Indiana Jones and his Desktop Tropes:

  • Alien Episode: In a specific story, Marcus asks Indy to investigate a mysterious location. If everything is done correctly, a UFO will be summoned and an Alien will invite Indy to follow him on his home planet.
  • Back from the Dead: The Nacom, an ancient Mayan warchief, rise from his grave in one story and must be defeated by Indy by using a magical Aztec Sword.
  • Big Creepy-Crawlies: Giant arachnids are some of the common enemies.
  • Boring, but Practical: Indy's whip, the starting weapon. Its strength? It strikes enemies up to two tiles in front of you, which means it can be used to kill them through impassable rivers or walls.
  • Chain of Deals: The Fetch Quests can sometimes extend into this, when the game places a lot of these on the same map.
  • Denial of Diagonal Attack: Melee enemies can attack you diagonally. You cannot do the same to them, unless you equip the Machete weapon (which has no range, but can hit diagonally as well).
  • An Economy Is You: The village Lucasio has the following inhabitants: the tutorial guy, a herb vendor (for healing), a barmaid (for occasional healing), Marcus (for the initial briefing), and you. Not really an "economy", though, since you don't pay any money and the only thing you receive in the village is healing.
  • Empty Room Psych: Most locations contain nothing whatsoever of interest (sometimes they have a hidden health pickup under a random rock, but it's rare.) Thankfully, your map, once found, tells you which locations contain something and which are empty.
  • End-Game Results Screen: The game shows you your "Indy Quotient" (IQ) at the end, affected by the difficulty level you chose and how fast you completed the game.
  • Fetch Quest: Expect to meet a lot of people standing around who ask you to bring them a specific useful or highly valuable item.
  • Gameplay and Story Segregation: Speaking with the barmaid randomly results in Indy getting either nothing, bananas, or tequila. When she doesn't give anything, she advices Indy to sell some items to get cash and be able to pay her. The game has no money and no stores.
  • Giant Spider: Big spiders about the size of Indy are among common enemies. At least they do not deal much damage.
  • Gratuitous Nazis: Included among human enemies. Upon first encounter, Indy will always complain about their unusually large presence in Central America.

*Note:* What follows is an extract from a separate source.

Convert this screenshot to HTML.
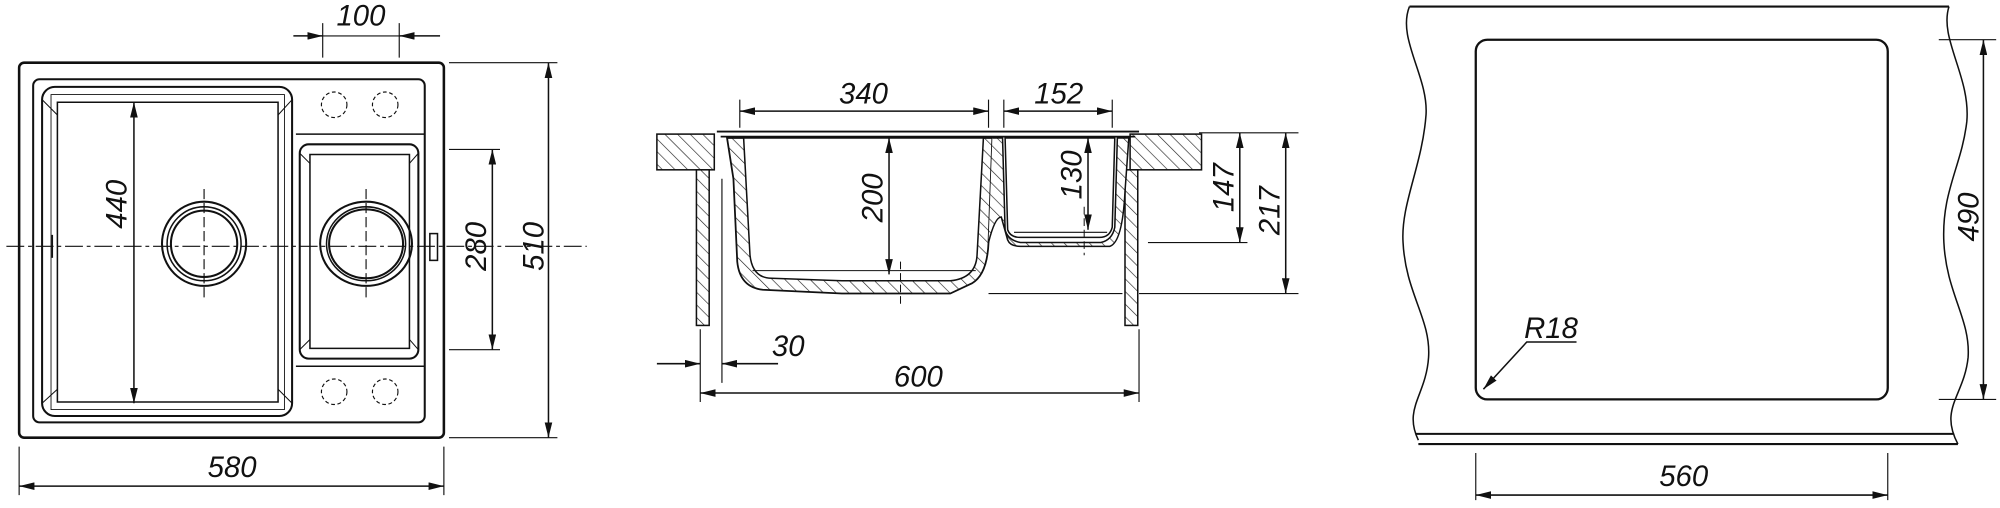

  • Healing Herb: Yerba Buena.
  • He Knows About Timed Hits: Bonifacio, a guy in the Lucasio village whose entire function is to explain to you the controls and rules of the game, including hinting you to click where you wish to walk, etc.
  • Hyperactive Metabolism: Bananas, and the herb Yerba Buena.
  • Informing the Fourth Wall: Sometimes, trying an apparently logical solution which the developers/random generator didn't intend (e.g. trying to use a branch as an oar when you're supposed to use something else instead) will result in Indy handwaving as to why it wouldn't work (e.g. the water is too deep for the branch), or just saying "Hmm... not a bad idea, but it didn't quite work."
  • It May Help You on Your Quest: Every game typically begins with Marcus giving you a briefing and giving you "something to get you going" - usually a priceless Ancient Artifact which inevitably turns out to be just the thing a NPC needs.
  • Javelin Thrower: Natives and Indy as well if he equips the Spear.
  • Life Meter: A circle-shaped life meter, initially completely green. As you receive damage, the circle loses more and more "slices" (like a pie graph), gradually turning yellow. Once it's completely yellow, the yellow begins to peel away in the same way, revealing red. Then, once it's all red, it begins giving way to black. Once it's all black, guess what happens.
  • Living Statue: Sometimes encountered in final dungeons, they look harmless but if you interact with them they'll become alive and attack you. One quest has also a giant statue that blocks the path and demands a stele to move away.
  • Magical Mystery Doors: The occasional puzzle where there is a number of dark tunnel entrances around a rocky mountain, etc. and each tunnel entrance will redirect you to another. They don't always have two-way connections either.
  • MacGuffin: Most of the time, your quest is to find a specific ancient artifact.
  • Panthera Awesome: Certain areas hosts jaguars, who'll signal their presence by roaring as you enter and can deal a lot of damage. Unlike other animals, they'll also more likely to go specifically for Jones.
  • Physical God: The Smoke Mirror God will show up in the Aztec Mirror quest as a Final Boss, in the form of a floating stone mask.
  • Playable Epilogue: Once you fulfill your quest you can walk around the entire gameworld and talk to people, though only two or three people have new lines.
  • Poison Mushroom: Tequila, sometimes given to you by the barmaid. It takes away a negligible amount of your health if you drink it. You can trade it with a decently healing banana at the banana trader in the same town.
  • Randomly Generated Levels: Pretty much the point of the game.
  • Reptiles Are Abhorrent: Snakes. Indy will often complain about their presence and they can also deal moderate damage.
  • Scary Scorpions: Giant scorpions are common foes, but not very dangerous.
  • Shout-Out: A bandito who says "Hey, I don't got to show you no stinking badges!"
  • Stealth Prequel: Some of the quests build up or provide indirect explanation to the golden idol at the beginning of Indiana Jones and the Raiders of the Lost Ark
  • Teleporters and Transporters: Glyphs, which can be used to teleport to any other Glyph in the game world, as long as you have a map. That said, they are located randomly, so their usefulness is often questionable (they frequently end up placed in almost adjacent locations).
  • Unusable Enemy Equipment: The only way to get an alternate weapon beside the whip is to complete an optional screen, either finding it lying in the area or getting it as a gift from a NPC. Regular Nazi or banditos will never drop the Luger or the machete, and regular natives will never drop the spear or the bow.